Stated goal ::
Repeat, exactly and in full, the lines of the listing below, but without any pictures.
====== Excerpted records ======
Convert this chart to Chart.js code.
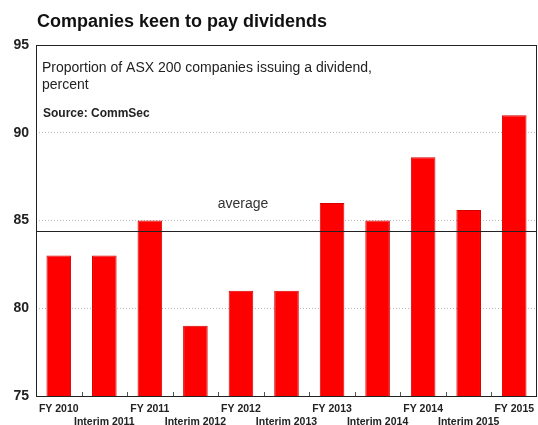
<!DOCTYPE html>
<html>
<head>
<meta charset="utf-8">
<script src="https://cdn.jsdelivr.net/npm/chart.js@4"></script>
<style>
  html, body { margin: 0; padding: 0; background: #fff; }
  #wrap { width: 538px; height: 425px; position: relative; }
</style>
</head>
<body>
<div id="wrap"><canvas id="divChart"></canvas></div>
<script>
// Share of ASX 200 companies paying a dividend, by reporting period
var periods = ['FY 2010', 'Interim 2011', 'FY 2011', 'Interim 2012', 'FY 2012', 'Interim 2013',
               'FY 2013', 'Interim 2014', 'FY 2014', 'Interim 2015', 'FY 2015'];
var payingPct = [83, 83, 85, 79, 81, 81, 86, 85, 88.6, 85.6, 91];
var averagePct = 84.4;
var yTicks = [75, 80, 85, 90, 95];

var FONT = '"Liberation Sans", Arial, sans-serif';

// frame, average line, category ticks and the header texts
var decor = {
  id: 'decor',
  beforeDatasetsDraw: function (chart) {
    var c = chart.ctx, a = chart.chartArea;
    c.save();
    // category separators along the bottom edge
    c.strokeStyle = '#555';
    c.lineWidth = 1;
    var step = (a.right - a.left) / periods.length;
    for (var i = 1; i < periods.length; i++) {
      var px = Math.round(a.left + step * i) + 0.5;
      c.beginPath(); c.moveTo(px, a.bottom); c.lineTo(px, a.bottom - 4); c.stroke();
    }
    c.restore();
  },
  afterDatasetsDraw: function (chart) {
    var c = chart.ctx, a = chart.chartArea, y = chart.scales.y;
    c.save();
    // average line
    var ay = Math.round(y.getPixelForValue(averagePct)) + 0.5;
    c.strokeStyle = '#222';
    c.lineWidth = 1.2;
    c.beginPath(); c.moveTo(a.left, ay); c.lineTo(a.right, ay); c.stroke();
    c.fillStyle = '#333';
    c.font = '14px ' + FONT;
    c.textAlign = 'center';
    c.textBaseline = 'alphabetic';
    c.fillText('average', 243, 208);

    // frame
    c.strokeStyle = '#222';
    c.lineWidth = 1;
    c.strokeRect(Math.round(a.left) + 0.5, Math.round(a.top) + 0.5,
                 Math.round(a.right - a.left) - 1, Math.round(a.bottom - a.top));

    // texts
    c.textAlign = 'left';
    c.fillStyle = '#111';
    c.font = 'bold 18px ' + FONT;
    c.fillText('Companies keen to pay dividends', 37, 27);
    c.fillStyle = '#222';
    c.font = '14px ' + FONT;
    c.fillText('Proportion of ASX 200 companies issuing a dividend,', 42, 72);
    c.fillText('percent', 42, 89);
    c.font = 'bold 12px ' + FONT;
    c.fillText('Source: CommSec', 43, 117);
    c.restore();
  }
};

new Chart(document.getElementById('divChart'), {
  type: 'bar',
  data: {
    labels: periods,
    datasets: [{
      data: payingPct,
      backgroundColor: '#ff0000',
      borderColor: '#d40000',
      borderWidth: 1,
      categoryPercentage: 1,
      barPercentage: 0.54
    }]
  },
  options: {
    responsive: true,
    maintainAspectRatio: false,
    animation: false,
    layout: { padding: { top: 45, right: 1, bottom: 0, left: 0 } },
    plugins: { legend: { display: false }, tooltip: { enabled: false }, title: { display: false } },
    scales: {
      x: {
        grid: { display: false, drawTicks: false },
        border: { display: false },
        ticks: {
          autoSkip: false,
          maxRotation: 0,
          padding: 7,
          color: '#222',
          font: { family: FONT, size: 10.5, weight: 'bold', lineHeight: 1.2 },
          callback: function (v, i) {
            return i % 2 === 0 ? periods[i] : ['', periods[i]];
          }
        },
        afterFit: function (s) {
          s.height = 29;
          // let the end labels hang past the frame instead of shrinking it
          s.paddingLeft = 0;
          s.paddingRight = 0;
        }
      },
      y: {
        min: yTicks[0],
        max: yTicks[yTicks.length - 1],
        afterBuildTicks: function (s) { s.ticks = yTicks.map(function (v) { return { value: v }; }); },
        grid: {
          color: function (ctx) {
            var v = ctx.tick && ctx.tick.value;
            return (v === 75 || v === 95) ? 'rgba(0,0,0,0)' : '#bbb';
          },
          lineWidth: 1,
          drawTicks: false
        },
        border: { display: false, dash: [1, 2] },
        ticks: {
          padding: 7,
          color: '#222',
          font: { family: FONT, size: 14, weight: 'bold' }
        },
        afterFit: function (s) { s.width = 36; }
      }
    }
  },
  plugins: [decor]
});
</script>
</body>
</html>
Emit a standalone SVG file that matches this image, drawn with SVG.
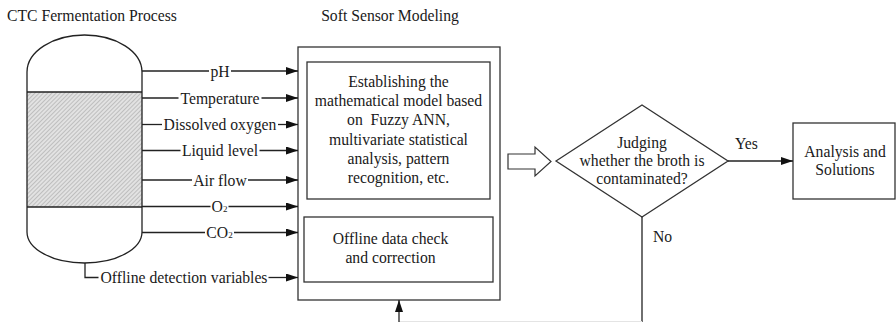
======
Output below ::
Convert this chart to Chart.js code.
<!DOCTYPE html>
<html>
<head>
<meta charset="utf-8">
<script src="https://cdn.jsdelivr.net/npm/chart.js@4"></script>
<style>
  html, body { margin: 0; padding: 0; background: #fff; }
  #wrap { width: 538px; height: 425px; position: relative; }
</style>
</head>
<body>
<div id="wrap"><canvas id="divChart"></canvas></div>
<script>
// Share of ASX 200 companies paying a dividend, by reporting period
var periods = ['FY 2010', 'Interim 2011', 'FY 2011', 'Interim 2012', 'FY 2012', 'Interim 2013',
               'FY 2013', 'Interim 2014', 'FY 2014', 'Interim 2015', 'FY 2015'];
var payingPct = [83, 83, 85, 79, 81, 81, 86, 85, 88.6, 85.6, 91];
var averagePct = 84.4;
var yTicks = [75, 80, 85, 90, 95];

var FONT = '"Liberation Sans", Arial, sans-serif';

// frame, average line, category ticks and the header texts
var decor = {
  id: 'decor',
  beforeDatasetsDraw: function (chart) {
    var c = chart.ctx, a = chart.chartArea;
    c.save();
    // category separators along the bottom edge
    c.strokeStyle = '#555';
    c.lineWidth = 1;
    var step = (a.right - a.left) / periods.length;
    for (var i = 1; i < periods.length; i++) {
      var px = Math.round(a.left + step * i) + 0.5;
      c.beginPath(); c.moveTo(px, a.bottom); c.lineTo(px, a.bottom - 4); c.stroke();
    }
    c.restore();
  },
  afterDatasetsDraw: function (chart) {
    var c = chart.ctx, a = chart.chartArea, y = chart.scales.y;
    c.save();
    // average line
    var ay = Math.round(y.getPixelForValue(averagePct)) + 0.5;
    c.strokeStyle = '#222';
    c.lineWidth = 1.2;
    c.beginPath(); c.moveTo(a.left, ay); c.lineTo(a.right, ay); c.stroke();
    c.fillStyle = '#333';
    c.font = '14px ' + FONT;
    c.textAlign = 'center';
    c.textBaseline = 'alphabetic';
    c.fillText('average', 243, 208);

    // frame
    c.strokeStyle = '#222';
    c.lineWidth = 1;
    c.strokeRect(Math.round(a.left) + 0.5, Math.round(a.top) + 0.5,
                 Math.round(a.right - a.left) - 1, Math.round(a.bottom - a.top));

    // texts
    c.textAlign = 'left';
    c.fillStyle = '#111';
    c.font = 'bold 18px ' + FONT;
    c.fillText('Companies keen to pay dividends', 37, 27);
    c.fillStyle = '#222';
    c.font = '14px ' + FONT;
    c.fillText('Proportion of ASX 200 companies issuing a dividend,', 42, 72);
    c.fillText('percent', 42, 89);
    c.font = 'bold 12px ' + FONT;
    c.fillText('Source: CommSec', 43, 117);
    c.restore();
  }
};

new Chart(document.getElementById('divChart'), {
  type: 'bar',
  data: {
    labels: periods,
    datasets: [{
      data: payingPct,
      backgroundColor: '#ff0000',
      borderColor: '#d40000',
      borderWidth: 1,
      categoryPercentage: 1,
      barPercentage: 0.54
    }]
  },
  options: {
    responsive: true,
    maintainAspectRatio: false,
    animation: false,
    layout: { padding: { top: 45, right: 1, bottom: 0, left: 0 } },
    plugins: { legend: { display: false }, tooltip: { enabled: false }, title: { display: false } },
    scales: {
      x: {
        grid: { display: false, drawTicks: false },
        border: { display: false },
        ticks: {
          autoSkip: false,
          maxRotation: 0,
          padding: 7,
          color: '#222',
          font: { family: FONT, size: 10.5, weight: 'bold', lineHeight: 1.2 },
          callback: function (v, i) {
            return i % 2 === 0 ? periods[i] : ['', periods[i]];
          }
        },
        afterFit: function (s) {
          s.height = 29;
          // let the end labels hang past the frame instead of shrinking it
          s.paddingLeft = 0;
          s.paddingRight = 0;
        }
      },
      y: {
        min: yTicks[0],
        max: yTicks[yTicks.length - 1],
        afterBuildTicks: function (s) { s.ticks = yTicks.map(function (v) { return { value: v }; }); },
        grid: {
          color: function (ctx) {
            var v = ctx.tick && ctx.tick.value;
            return (v === 75 || v === 95) ? 'rgba(0,0,0,0)' : '#bbb';
          },
          lineWidth: 1,
          drawTicks: false
        },
        border: { display: false, dash: [1, 2] },
        ticks: {
          padding: 7,
          color: '#222',
          font: { family: FONT, size: 14, weight: 'bold' }
        },
        afterFit: function (s) { s.width = 36; }
      }
    }
  },
  plugins: [decor]
});
</script>
</body>
</html>
Emit a standalone SVG file that matches this image, drawn with SVG.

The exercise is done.